There are a number of different types of acoustic chambers and rooms. Some are defined very specifically and others more loosely. These rooms are mainly used by noise and vibration measurement specialists.

Acoustic chambers and rooms are quite specialist rooms to design, build, operate and maintain. Often the design of these rooms will be done by specialist design acoustic design companies.

Anechoic Chamber

anechoic chmaber

Literally meaning “without echo”. A room whose boundaries effectively absorb all incident sound over the frequency range of interest, thereby creating essentially free field conditions. This allows measurements to be made without them being contaminated with reflected waves from the walls, ceiling and floor.

Rooms of this type are used to test audio equipment such as loudspeakers and microphones and for other types of research.

A secondary wire mesh floor in the middle of the room is often used When larger objects need to be accommodated.

Reverberation Room

Room having a long reverberation time, specially designed to make the sound field therein as diffuse as possible. This is normally a room with hard walls, either concrete or heavy plaster. This room can then be used to measure the absorption coefficient of materials that are brought into the room.

Semi-Anechoic Chamber

semi-anechoic chamber

A room which creates free field conditions but above a reflective plane.

Above a certain frequency all sound waves that hit the walls or ceiling of the chamber will be absorbed.
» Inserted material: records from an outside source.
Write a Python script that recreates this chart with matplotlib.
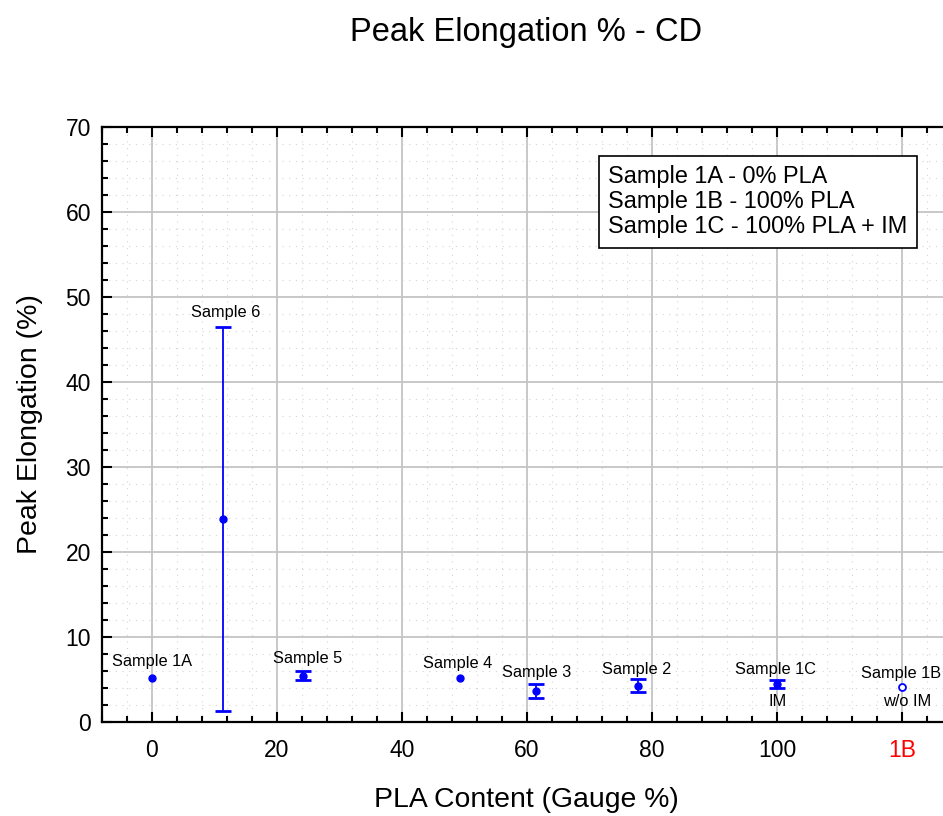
import matplotlib
matplotlib.use('agg')
import matplotlib.pyplot as plt
from matplotlib.ticker import MultipleLocator, FixedLocator

plt.rcParams['font.family'] = ['Liberation Sans', 'DejaVu Sans']

# 样本数据
samples = ['Sample 1A', 'Sample 6', 'Sample 5', 'Sample 4', 'Sample 3', 'Sample 2', 'Sample 1C']
pla = [0, 11.3, 24.1, 49.3, 61.4, 77.8, 100]
elong = [5.2, 23.9, 5.45, 5.2, 3.67, 4.26, 4.45]
err = [0, 22.6, 0.51, 0, 0.8, 0.77, 0.49]

# 1B 单独放在右侧
x_1b = 120
y_1b = 4.1

xticks = [0, 20, 40, 60, 80, 100, 120]
xticklabels = ['0', '20', '40', '60', '80', '100', '1B']
legend_text = 'Sample 1A - 0% PLA\nSample 1B - 100% PLA\nSample 1C - 100% PLA + IM'

# 标签偏移(像素)
label_off = [(0, 16), (3, 14), (5, 13), (-2, 14), (1, 12), (-2, 10), (-1, 11)]

fig = plt.figure(figsize=(9.43, 8.16), dpi=100)
ax = fig.add_axes([102 / 943, 94 / 816, 848 / 943, 595 / 816])
ax.set_xlim(-8, 127.68)
ax.set_ylim(0, 70)

ax.xaxis.set_major_locator(FixedLocator(xticks))
ax.set_xticklabels(xticklabels)
ax.get_xticklabels()[-1].set_color('red')
ax.xaxis.set_minor_locator(MultipleLocator(4))
ax.yaxis.set_major_locator(MultipleLocator(10))
ax.yaxis.set_minor_locator(MultipleLocator(2))

ax.grid(which='major', color='#c4c4c4', linewidth=1.3)
ax.grid(which='minor', color='#d4d4d4', linewidth=0.8, linestyle=(0, (1, 5)))
ax.set_axisbelow(True)

ax.tick_params(which='both', direction='in', top=True, right=False, labelsize=16.5, width=1.5)
ax.tick_params(axis='x', which='major', length=7, pad=12)
ax.tick_params(axis='y', which='major', length=7, pad=8)
ax.tick_params(which='minor', length=4)
for s in ax.spines.values():
    s.set_linewidth(1.6)

# 有误差的点画误差棒, 没有的只画点
for x, y, e in zip(pla, elong, err):
    if e > 0:
        ax.errorbar([x], [y], yerr=[e], fmt='o', color='blue', markersize=5,
                    capsize=6, elinewidth=1.3, capthick=2, zorder=3)
    else:
        ax.plot([x], [y], 'o', color='blue', markersize=5, zorder=3)
ax.plot([x_1b], [y_1b], 'o', mfc='white', mec='blue', markersize=5, mew=1.3, zorder=3)

for name, x, y, e, off in zip(samples, pla, elong, err, label_off):
    ax.annotate(name, (x, y + e), xytext=off, textcoords='offset pixels',
                ha='center', va='center', fontsize=11.8)
ax.annotate('IM', (pla[-1], elong[-1] - err[-1]), xytext=(1, -13), textcoords='offset pixels',
            ha='center', va='center', fontsize=11.8)
ax.annotate('Sample 1B', (x_1b, y_1b), xytext=(-1, 13.5), textcoords='offset pixels',
            ha='center', va='center', fontsize=11.8)
ax.annotate('w/o IM', (x_1b, y_1b), xytext=(5.5, -14), textcoords='offset pixels',
            ha='center', va='center', fontsize=11.8)

ax.text(96.9, 61.2, legend_text, ha='center', va='center', multialignment='left', fontsize=16.9,
        linespacing=1.12, bbox=dict(boxstyle='square,pad=0.4', fc='white', ec='black', lw=1.2), zorder=5)

ax.set_xlabel('PLA Content (Gauge %)', fontsize=20.4, labelpad=18)
ax.set_ylabel('Peak Elongation (%)', fontsize=20.5, labelpad=16)
fig.text(526 / 943, 1 - 32 / 816, 'Peak Elongation % - CD', ha='center', va='center', fontsize=23.5)

fig.savefig('out.png', dpi=100)
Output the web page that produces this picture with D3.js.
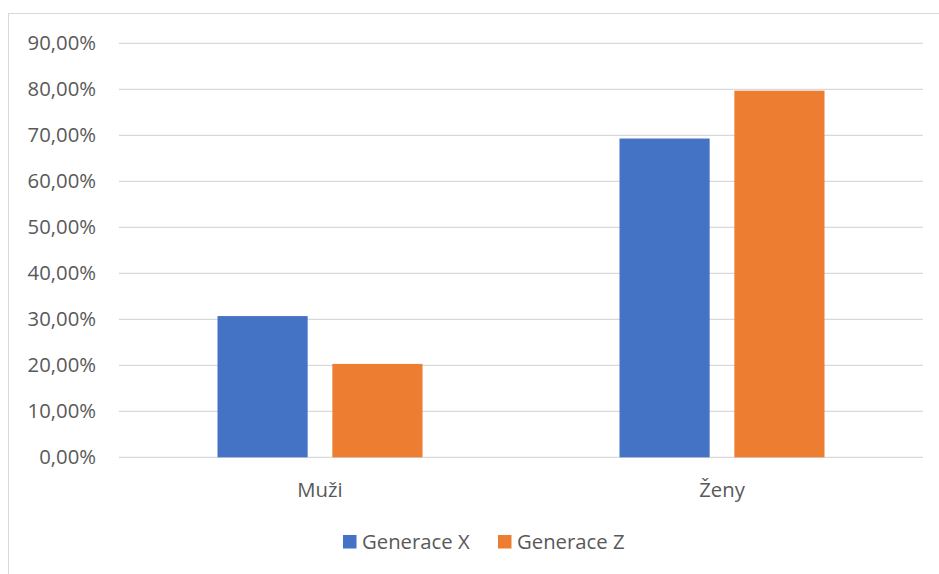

This type of chamber is normally used in vehicle testing with a rolling round so that the vehicle may be driven. The semi-anechoic chamber then forms a controlled environment with the surrounding acoustic conditions behaving as a sterile version of the real world. In this way accurate measurements of the sound inside and outside the vehicle can be made under operating conditions.

References

  1. ISO 354 Acoustics/Measurement of Sound Absorption in a Reverberation Room
  2. ISO 3741 Determination of Sound Power Levels of Noise Sources – Precision Methods for Broad-Band Sources in Reverberation Rooms
  3. ISO 3742 Determination of Sound Power Levels of Noise Sources – Precision Methods for Discrete-Frequency and Narrow- Band Sources in Reverberation Rooms
  4. ANSI S12.32 Determination of Sound Power Levels of Discrete-Frequency and Narrow-Band Noise Sources in Reverberation Rooms
  5. ASTM C 423 Standard test method for sound absorption and sound absorption coefficients by the reverberation room method.